Aber was soll ich Ihnen sagen? – Die Sache kam vor Gericht, und ich habe den Prozess gewonnen und darf weiterhin behaupten, dass die Berliner Polizei damals den Berlinern diese Information vorenthalten hat.

[Beifall bei und Zurufe von der AfD]

Der Kampf geht weiter. Er ist wichtig; der Migrationshintergrund bei Tatverdächtigten ist eine wichtige Sache.
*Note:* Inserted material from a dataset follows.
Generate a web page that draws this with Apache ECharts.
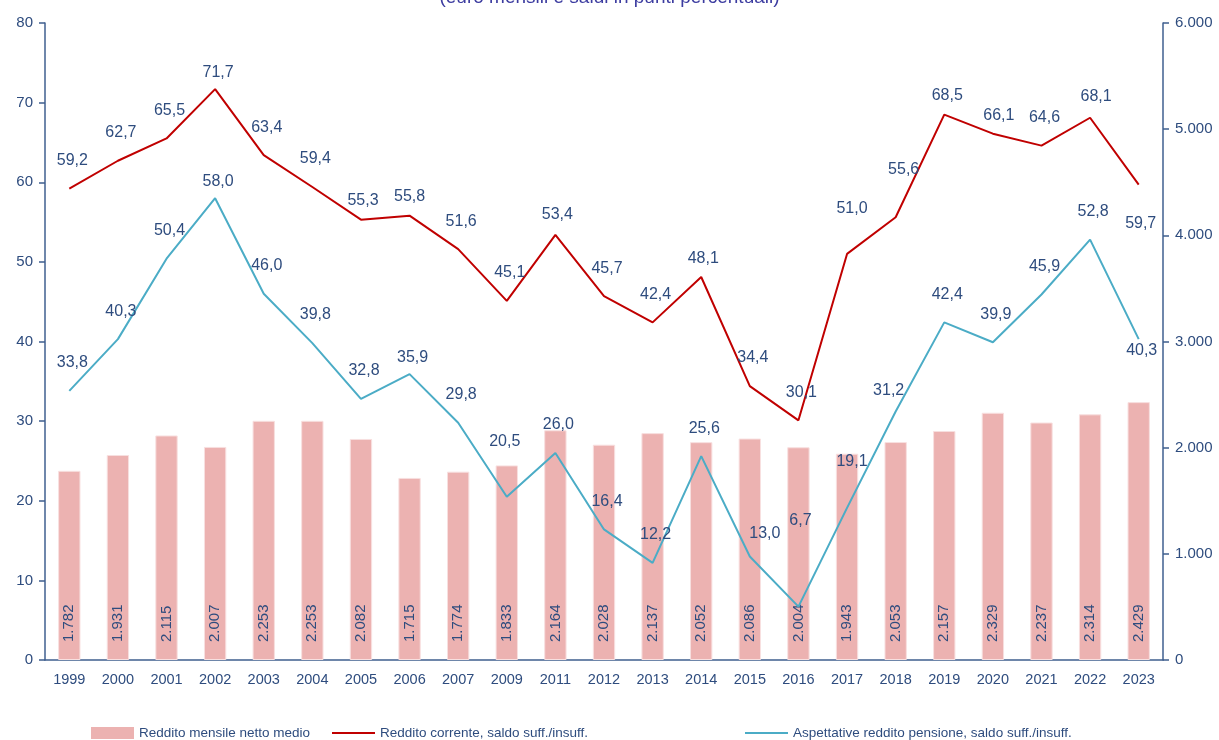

Ein letzter Punkt: Wenn wir hier über das Transparenzgesetz sprechen – das ist alles schön und gut. Aber ich sage Ihnen: Im Gulag und im Stalinismus nutzt Ihnen auch kein Transparenzgesetz! Unser Land wird nur schöner, und es wird nur Freiheit, Reichtum und Wohlstand für das deutsche Volk geben, wenn wir weniger Staat haben, weniger Steuern, weniger Einmischung in unser Privatleben, weniger Verbote. Wenn das auch noch transparent geschieht, sind wir in der besten aller Welten. – Vielen Dank für Ihre Aufmerksamkeit!